Ahmed Wali Karzai was assassinated this morning. Two weeks ago, Matthieu Aikins reported on the push to make Hamid Karzai’s half-brother a provincial governor:
Last Wednesday, nearly 200 tribal elders and other notables from Kandahar Province convened in the Roshan Plaza in downtown Kabul. The group was a who’s who of pro-government figures, among them Agha Lalai Dastegiri, Fazluddin Agha, and Bacha Sherzai, brother of former governor Gul Agha. They had gathered to petition President Hamid Karzai to appoint his brother Ahmed Wali Karzai as the next governor of the province. (The current leader, Afghan-Canadian Tooryalai Wesa, is widely reputed to be looking for a way out of his job.) The meeting was part of a week-long junket, and according to several people who attended, the cost, which would have been as high as several hundred thousand dollars, was paid by Ahmed Wali Karzai himself. …

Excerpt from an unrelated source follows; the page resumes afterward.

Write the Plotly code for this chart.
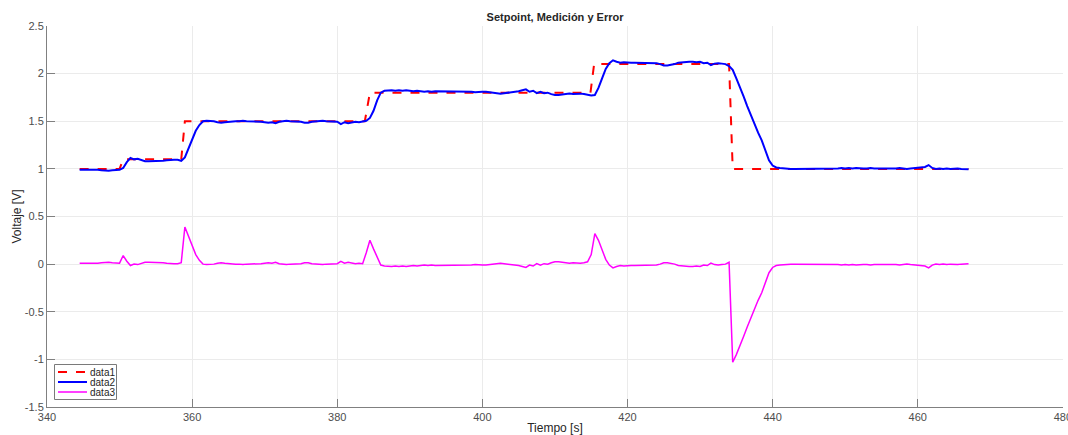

The campaign to make Ahmed Wali governor of southern Afghanistan’s most important province has become a topic of earnest discussion in Kabul policy circles since that meeting. Yet from what I’ve heard, the reaction has been relatively muted among diplomats and senior military officers, aside from some apprehension over how such an appointment might play in the press. The sentiment seems to be that since Ahmed Wali is already the de facto governor, actually giving him the job might make him more accountable.

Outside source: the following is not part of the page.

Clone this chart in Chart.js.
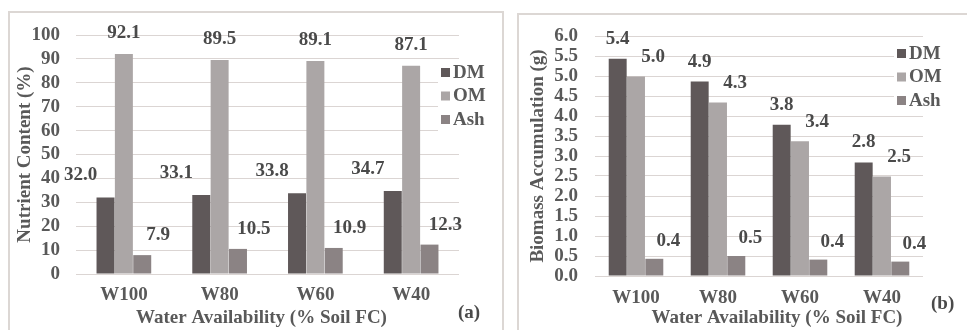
<!DOCTYPE html>
<html>
<head>
<meta charset="utf-8">
<script src="https://cdn.jsdelivr.net/npm/chart.js@4/dist/chart.umd.min.js"></script>
<style>
  html, body { margin: 0; padding: 0; background: #ffffff; }
  body { width: 967px; height: 330px; position: relative; overflow: hidden; }
  .frame { position: absolute; border: 2px solid #dcd7d4; box-sizing: border-box; }
  canvas { position: absolute; top: 0; }
  .tag { position: absolute; font: bold 19px "Liberation Serif", "Times New Roman", serif; color: #4a4a4a; line-height: 20px; }
</style>
</head>
<body>
<div class="frame" style="left:8px; top:11px; width:496px; height:340px;"></div>
<div class="frame" style="left:517px; top:13px; width:470px; height:340px;"></div>
<canvas id="chartA" width="505" height="330" style="left:0px;"></canvas>
<canvas id="chartB" width="462" height="330" style="left:505px;"></canvas>
<div class="tag" style="left:458px; top:302px;">(a)</div>
<div class="tag" style="left:931px; top:293px;">(b)</div>
<script>
// ---- data ----
const categories = ['W100', 'W80', 'W60', 'W40'];
const seriesNames = ['DM', 'OM', 'Ash'];
// (a) Nutrient Content (%)
const nutrientDM  = [32.0, 33.1, 33.8, 34.7];
const nutrientOM  = [92.1, 89.5, 89.1, 87.1];
const nutrientAsh = [7.9, 10.5, 10.9, 12.3];
// (b) Biomass Accumulation (g)
const biomassDM  = [5.43, 4.86, 3.78, 2.84];
const biomassOM  = [4.99, 4.34, 3.37, 2.49];
const biomassAsh = [0.43, 0.50, 0.41, 0.36];
const nutrientTicks = [0, 10, 20, 30, 40, 50, 60, 70, 80, 90, 100];
const biomassTicks = [0.0, 0.5, 1.0, 1.5, 2.0, 2.5, 3.0, 3.5, 4.0, 4.5, 5.0, 5.5, 6.0];
const xTitle = 'Water Availability (% Soil FC)';
const yTitleA = 'Nutrient Content (%)';
const yTitleB = 'Biomass Accumulation (g)';

// ---- styles ----
const colors = ['#5f5859', '#aba6a6', '#8b8384'];
const FONT = '"Liberation Serif", "Times New Roman", serif';
const FS = 19;
const tickColor = '#595959';
const valueColor = '#4a4a4a';
const gridColor = '#dbd5d3';

function makeDatasets(arrs) {
  return arrs.map((d, i) => ({
    label: seriesNames[i],
    data: d,
    backgroundColor: colors[i],
    borderWidth: 0,
    barPercentage: 0.98
  }));
}

// value labels drawn at library-computed bar positions
const valueLabels = {
  id: 'valueLabels',
  afterDatasetsDraw(chart, args, opts) {
    const ctx = chart.ctx;
    ctx.save();
    ctx.font = 'bold ' + FS + 'px ' + FONT;
    ctx.fillStyle = valueColor;
    ctx.textAlign = 'center';
    ctx.textBaseline = 'middle';
    chart.data.datasets.forEach((ds, di) => {
      const meta = chart.getDatasetMeta(di);
      const off = opts.offsets[di];
      meta.data.forEach((bar, i) => {
        ctx.fillText(ds.data[i].toFixed(1), bar.x + off[0], bar.y + off[1]);
      });
    });
    ctx.restore();
  }
};

// legend with white backing, drawn from dataset labels/colours
const boxLegend = {
  id: 'boxLegend',
  afterDraw(chart, args, opts) {
    const ctx = chart.ctx;
    ctx.save();
    ctx.fillStyle = '#ffffff';
    ctx.fillRect(opts.x - 3, opts.y - 12, 62, opts.gap * 2 + 24);
    ctx.font = 'bold ' + FS + 'px ' + FONT;
    ctx.textBaseline = 'middle';
    ctx.textAlign = 'left';
    chart.data.datasets.forEach((ds, i) => {
      const y = opts.y + i * opts.gap;
      ctx.fillStyle = ds.backgroundColor;
      ctx.fillRect(opts.x, y - 4, 9, 9);
      ctx.fillStyle = tickColor;
      ctx.fillText(ds.label, opts.x + 12, y + 1);
    });
    ctx.restore();
  }
};

// x-axis title
const xAxisTitle = {
  id: 'xAxisTitle',
  afterDraw(chart, args, opts) {
    const ctx = chart.ctx;
    const a = chart.chartArea;
    ctx.save();
    ctx.font = 'bold ' + FS + 'px ' + FONT;
    ctx.fillStyle = tickColor;
    ctx.textAlign = 'center';
    ctx.textBaseline = 'middle';
    ctx.fillText(opts.text, (a.left + a.right) / 2 + opts.dx, opts.y);
    ctx.restore();
  }
};

function makeChart(id, cfg) {
  return new Chart(document.getElementById(id), {
    type: 'bar',
    data: { labels: categories, datasets: makeDatasets(cfg.series) },
    options: {
      responsive: false,
      animation: false,
      devicePixelRatio: 1,
      layout: { padding: { left: 0, right: cfg.padRight, top: cfg.padTop, bottom: 1 } },
      datasets: { bar: { categoryPercentage: cfg.catPct } },
      scales: {
        x: {
          grid: { display: false, drawTicks: false },
          border: { display: false },
          ticks: { color: tickColor, font: { family: FONT, size: FS, weight: 'bold' }, padding: cfg.xTickPad, maxRotation: 0, autoSkip: false },
          afterFit(s) { s.height = cfg.xHeight; }
        },
        y: {
          min: cfg.ticks[0],
          max: cfg.ticks[cfg.ticks.length - 1],
          afterBuildTicks(s) { s.ticks = cfg.ticks.map(v => ({ value: v })); },
          grid: { color: gridColor, lineWidth: 1, drawTicks: false },
          border: { display: false },
          ticks: {
            color: tickColor,
            font: { family: FONT, size: FS, weight: 'bold' },
            padding: cfg.yTickPad,
            autoSkip: false,
            callback: v => cfg.fmt(v)
          },
          title: {
            display: true,
            text: cfg.yTitle,
            color: tickColor,
            font: { family: FONT, size: FS, weight: 'bold' },
            padding: { top: cfg.yTitlePad, bottom: 0 }
          },
          afterFit(s) { s.width = cfg.yWidth; }
        }
      },
      plugins: {
        legend: { display: false },
        tooltip: { enabled: false },
        valueLabels: { offsets: cfg.offsets },
        boxLegend: cfg.legend,
        xAxisTitle: { text: xTitle, dx: cfg.titleDx, y: 318 }
      }
    },
    plugins: [valueLabels, boxLegend, xAxisTitle]
  });
}

makeChart('chartA', {
  series: [nutrientDM, nutrientOM, nutrientAsh],
  ticks: nutrientTicks,
  fmt: v => String(v),
  yTitle: yTitleA,
  padRight: 46, padTop: 35,
  yWidth: 76, xHeight: 55,
  catPct: 0.575,
  xTickPad: 10, yTickPad: 16, yTitlePad: 14,
  offsets: [[-25, -22], [0, -21], [16, -20]],
  legend: { x: 441, y: 72, gap: 23.5 },
  titleDx: -6
});

makeChart('chartB', {
  series: [biomassDM, biomassOM, biomassAsh],
  ticks: biomassTicks,
  fmt: v => Number(v).toFixed(1),
  yTitle: yTitleB,
  padRight: 44, padTop: 36,
  yWidth: 90, xHeight: 53,
  catPct: 0.67,
  xTickPad: 11, yTickPad: 17, yTitlePad: 22,
  offsets: [[0, -20], [17, -19], [14, -18]],
  legend: { x: 392, y: 53, gap: 23.5 },
  titleDx: 18
});
</script>
</body>
</html>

Such a development would bring to an inauspicious close the long-running debate about what to do with a problem like Ahmed Wali. In the past three years, the president’s brother has been accused (mostly by American sources cited in the New York Times) of being involved in the heroin trade and of being paid by the CIA to run illegal militias. He also has close ties to Akhtar Mohammad and Ruhollah, the muscle behind the notorious convoy operations of Watan Risk Management, a now-blacklisted entity whose problematic links with insurgents were detailed in the congressional Host Nations Trucking Report.
So what to do with Ahmed Wali? Pressure Hamid to move him out of Kandahar? Put him on the JPEL “kill/capture” list? Work with him, in the hope that he’ll mend his ways? Or marginalize him by building “capacity” around the office of the current governor, Tooryalai Wesa?